Da potência ao desejo de não existir

A passagem ao ato é uma das formas de suicídio, a mais popularizada e a menos noticiada, com suas restrições e metodologias de redução de danos. Mas existem muitas outras maneiras de se direcionar ao suicídio quando partimos do ponto desse esvaziamento da energia vital. A fuga da realidade pode ser real ou ilusória. No entanto, mesmo ilusória, quando há danos físicos, ela se concretiza. Será apenas uma questão de tempo.

Tudo depende de quão esvaziados estamos para seguirmos por um caminho ou por outro. Por outro lado, quanto mais energia temos disponível, maior será a nossa capacidade de procurar saídas para os problemas que encontramos no caminho. Mas, afinal, de onde vem essa energia?

Infelizmente, não existe uma fonte definida ou uma receita de preparo. Mas o desenvolvimento do ego de um indivíduo se dá nos primeiros anos de vida. Um ego forte ou um ego frágil dependem de inúmeros fatores provenientes do meio em que esse indivíduo cresce. Afinal, o que nutre essa criança? Que desejos, que crenças, que medos, que oportunidades?

Mesmo a mania, que aparentemente elimina um gasto psíquico exigido pelo recalcamento e gera energia suficiente para não ceder em satisfação, possui uma vitalidade um tanto quanto questionável. Colette Soler, em seu ‘Inconsciente a Céu Aberto’ (pág. 83-86), critica a tese freudiana sobre a mania, à qual Freud parece ter renunciado, reivindicando a pulsão de morte nesse esquema:

O maníaco não é o cínico nem o amante da boa vida, tampouco é o homem das paixões, e é preciso encontrar meios de distinguir a vitalidade bizarra que lhe é própria, e que ameaça a vida, da afirmação assumida e sem entraves das pulsões.
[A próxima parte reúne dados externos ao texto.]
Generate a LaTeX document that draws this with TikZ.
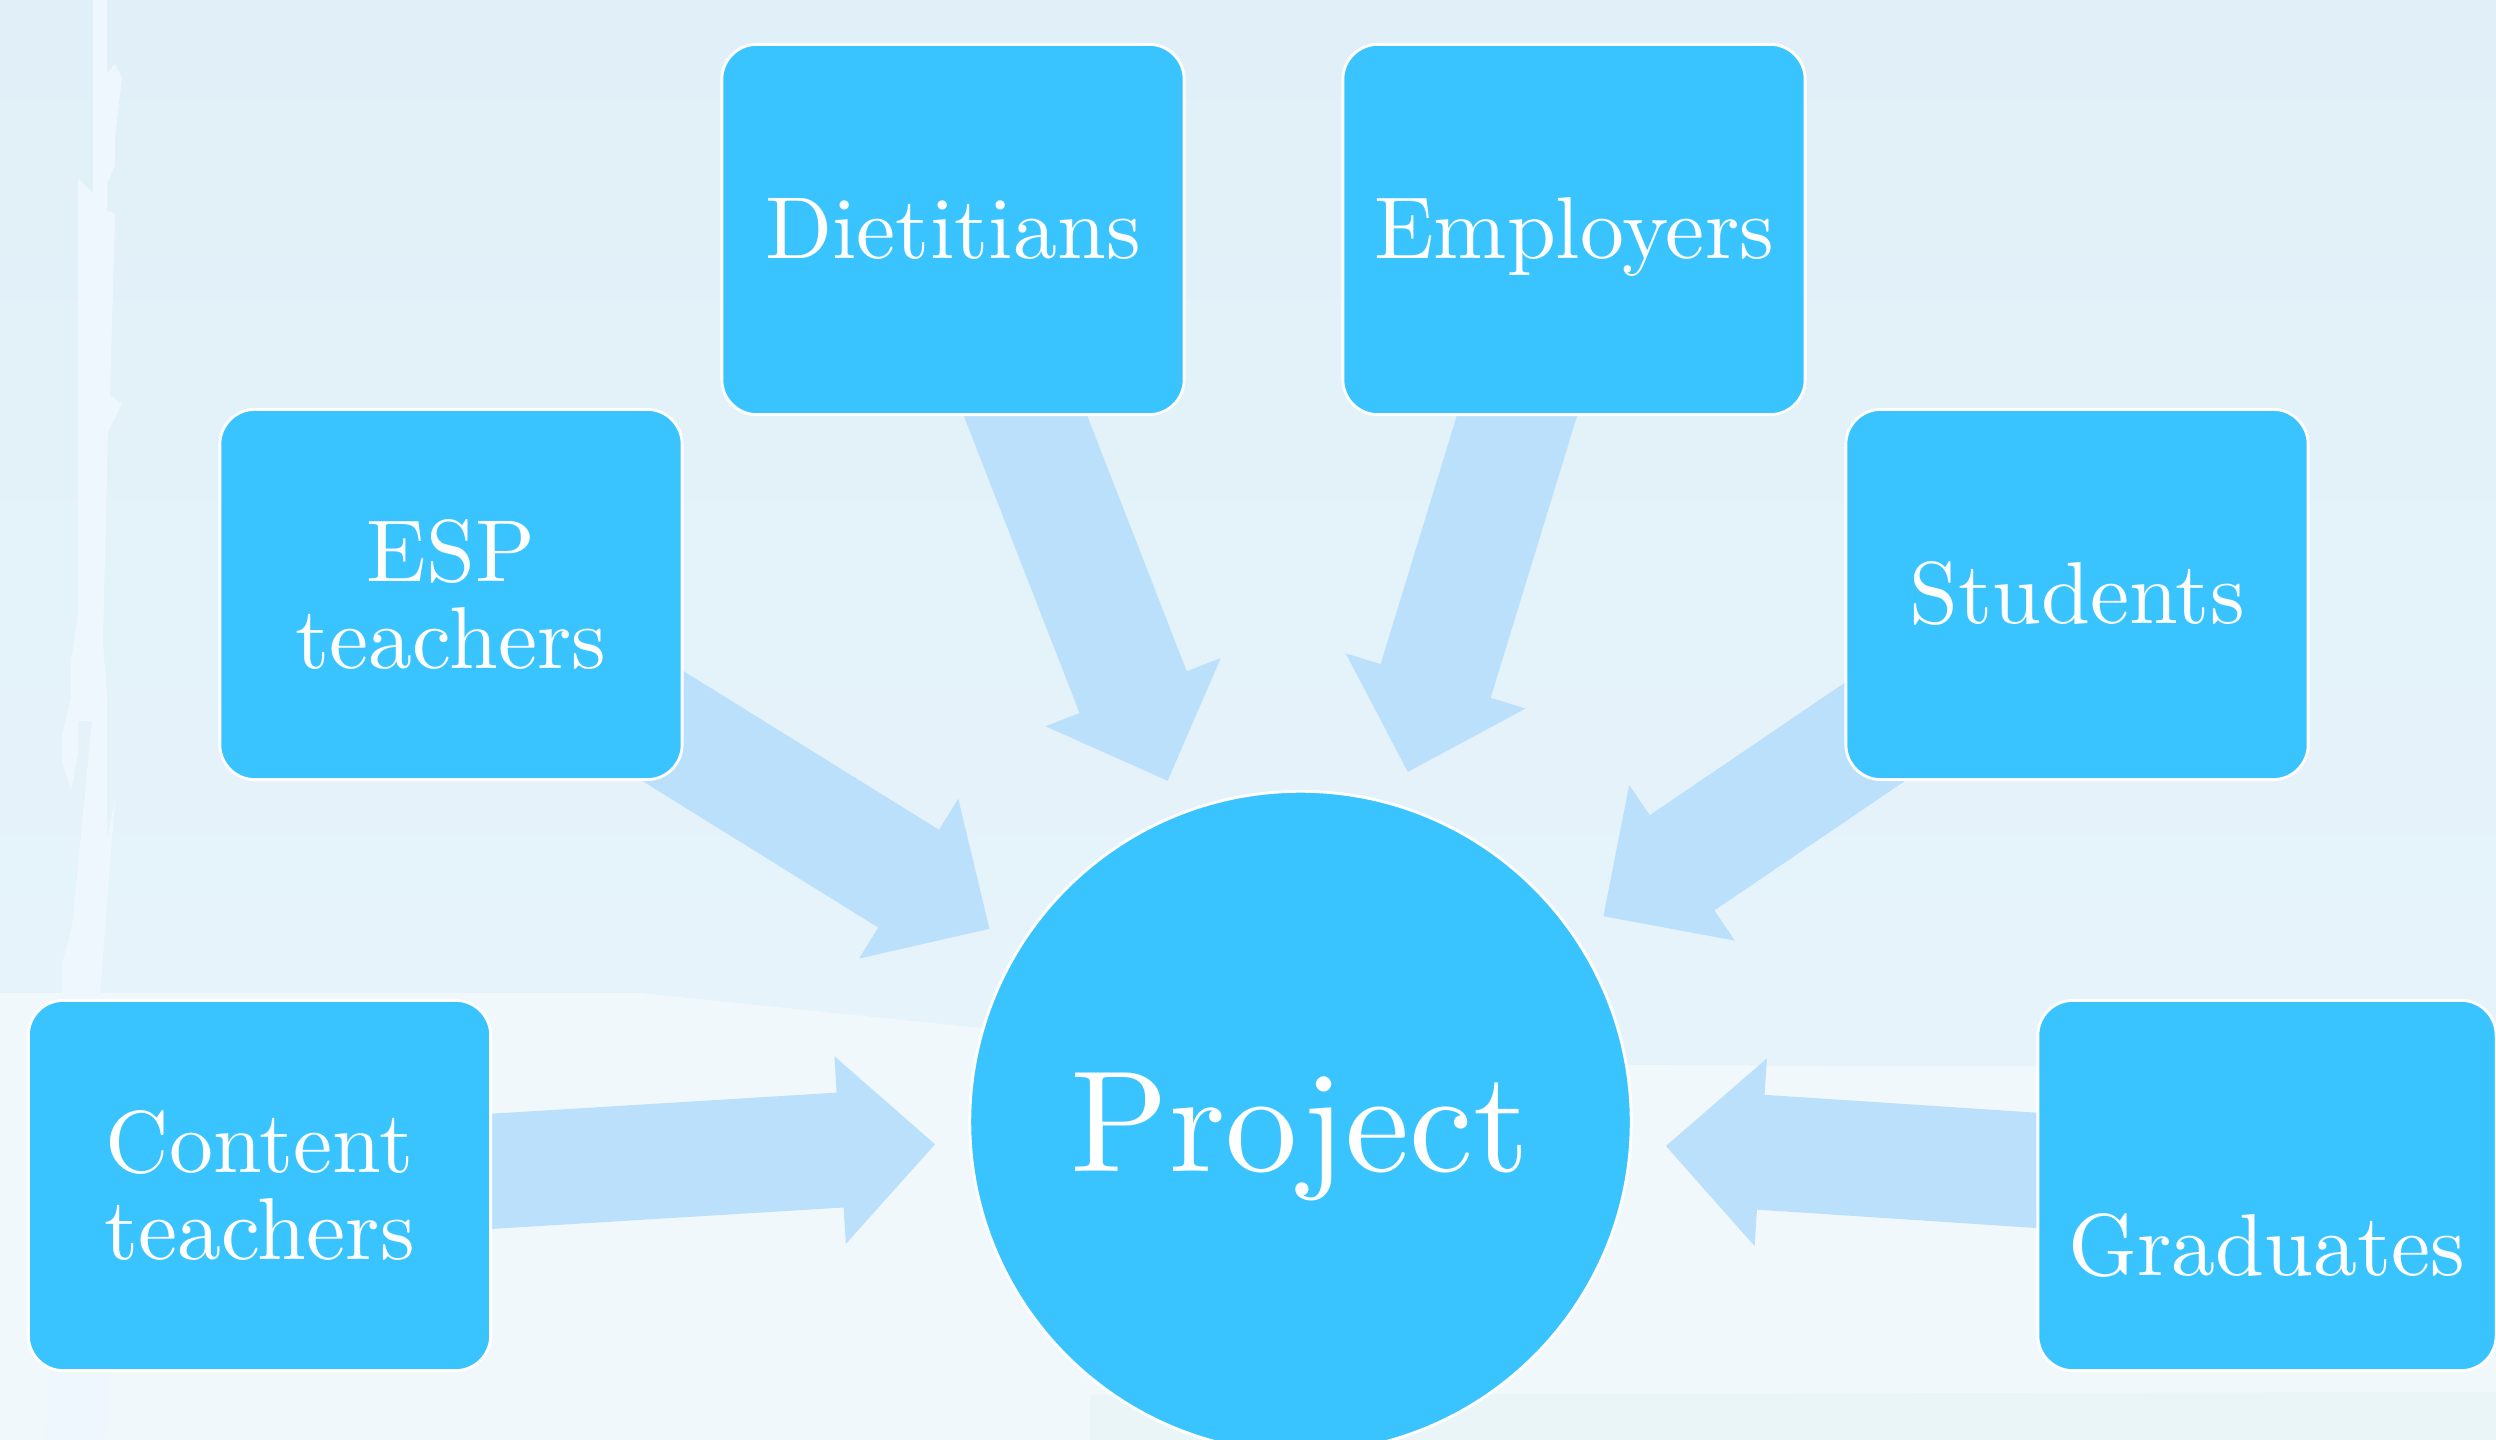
\documentclass[tikz,border=0pt]{standalone}
\usetikzlibrary{calc}
\definecolor{boxblue}{RGB}{57,196,255}
\definecolor{arrowblue}{RGB}{187,224,252}
\definecolor{bgtop}{RGB}{225,240,248}
\definecolor{bgmid}{RGB}{230,243,250}
\definecolor{bglow}{RGB}{241,248,252}
\definecolor{bgband}{RGB}{234,245,247}
\definecolor{streak}{RGB}{238,247,253}
\font\boxfnt="[lmroman10-regular]:mapping=tex-text" at 25pt
\font\projfnt="[lmroman10-regular]:mapping=tex-text" at 41pt
\pgfdeclarelayer{bglayer}
\pgfdeclarelayer{arrowlayer}
\pgfsetlayers{bglayer,arrowlayer,main}
\tikzset{
  stakebox/.style={draw=white, line width=0.8pt, fill=boxblue, rounded corners=0.35cm,
    minimum width=4.62cm, minimum height=3.70cm, inner sep=0pt, text=white,
    font={\boxfnt\baselineskip=25pt\relax}, align=center},
  oneline/.style={text height=16.5pt, text depth=0pt},
  projcircle/.style={circle, draw=white, line width=0.8pt, fill=boxblue, minimum size=6.61cm,
    inner sep=0pt, text=white, font=\projfnt, text height=28.4pt, text depth=0pt},
  arrowfill/.style={fill=arrowblue}
}
\newcommand\flowarrow[1]{%
  \coordinate (#1-tip) at ($(proj.center)!3.66cm!(#1.center)$);
  \coordinate (#1-neck) at ($(#1-tip)!0.95cm!(#1.center)$);
  \fill[arrowfill] ($(#1.center)!0.575cm!90:(#1-tip)$) -- ($(#1-neck)!0.575cm!90:(#1-tip)$)
    -- ($(#1-neck)!0.94cm!90:(#1-tip)$) -- (#1-tip) -- ($(#1-neck)!0.94cm!-90:(#1-tip)$)
    -- ($(#1-neck)!0.575cm!-90:(#1-tip)$) -- ($(#1.center)!0.575cm!-90:(#1-tip)$) -- cycle;}
\begin{document}
\begin{tikzpicture}[x=0.01cm,y=-0.01cm]
\useasboundingbox (0,0) rectangle (2496,1440);
\begin{pgfonlayer}{bglayer}
  \fill[bgmid] (0,0) rectangle (2496,1440);
  \shade[top color=bgtop, bottom color=bgmid] (0,0) rectangle (2496,1000);
  \fill[bglow] (0,993) -- (640,993) -- (1000,1030) -- (1600,1065) -- (2496,1068)
    -- (2496,1440) -- (0,1440) -- cycle;
  \fill[bgband] (1090,1395) -- (2496,1392) -- (2496,1440) -- (1090,1440) -- cycle;
  \fill[streak] (93,0) -- (107,0) -- (107,73) -- (115,64) -- (122,78) -- (115,138) -- (115,165)
    -- (107,184) -- (107,211) -- (115,213) -- (110,395) -- (122,404) -- (108,432) -- (103,643)
    -- (107,693) -- (107,840) -- (115,799) -- (100,995) -- (62,1001) -- (62,964) -- (72,927)
    -- (92,721) -- (78,721) -- (78,753) -- (71,790) -- (62,762) -- (62,735) -- (71,698)
    -- (71,661) -- (78,615) -- (78,179) -- (93,193) -- cycle;
  \fill[streak] (50,1370) -- (110,1370) -- (104,1440) -- (46,1440) -- cycle;
\end{pgfonlayer}

\node[projcircle] (proj) at (1300.5,1122) {Project};

\node[stakebox, oneline] (diet) at (953,229.5) {Dietitians};
\node[stakebox, oneline] (empl) at (1574,229.5) {Employers};
\node[stakebox] (esp) at (451,594.5) {ESP\\teachers};
\node[stakebox, oneline] (stud) at (2077,594.5) {Students};
\node[stakebox] (cont) at (259.5,1185.5) {Content\\teachers};
\node[stakebox, minimum width=4.58cm, text height=51pt, text depth=0pt] (grad) at (2267,1185.5) {Graduates};

\begin{pgfonlayer}{arrowlayer}
  \flowarrow{diet}
  \flowarrow{empl}
  \flowarrow{esp}
  \flowarrow{stud}
  \flowarrow{cont}
  \flowarrow{grad}
\end{pgfonlayer}
\end{tikzpicture}
\end{document}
Novamente, quando falamos em prevenção ao suicídio, questionamos o que podem aqueles que estão ao redor dos potenciais suicidas. Mas não costumamos nos perguntar o principal: o que podemos fazer para evitar que as pessoas se tornem potenciais suicidas? Porque diante de tantos daqueles que estão na iminência de tirar a própria vida, não podemos muito. Poderemos ouvir, impedir, encaminhar, acompanhar, internar… Enquanto profissionais, medicamos, tentamos dar anteparos emocionais. Mas até quando? Até quando essa rede de apoio se sustenta para esses tantos? Até que ponto podemos ou devemos ignorar ou recusar um “desejo” insistente de não existir? Afinal, a que custo se vive?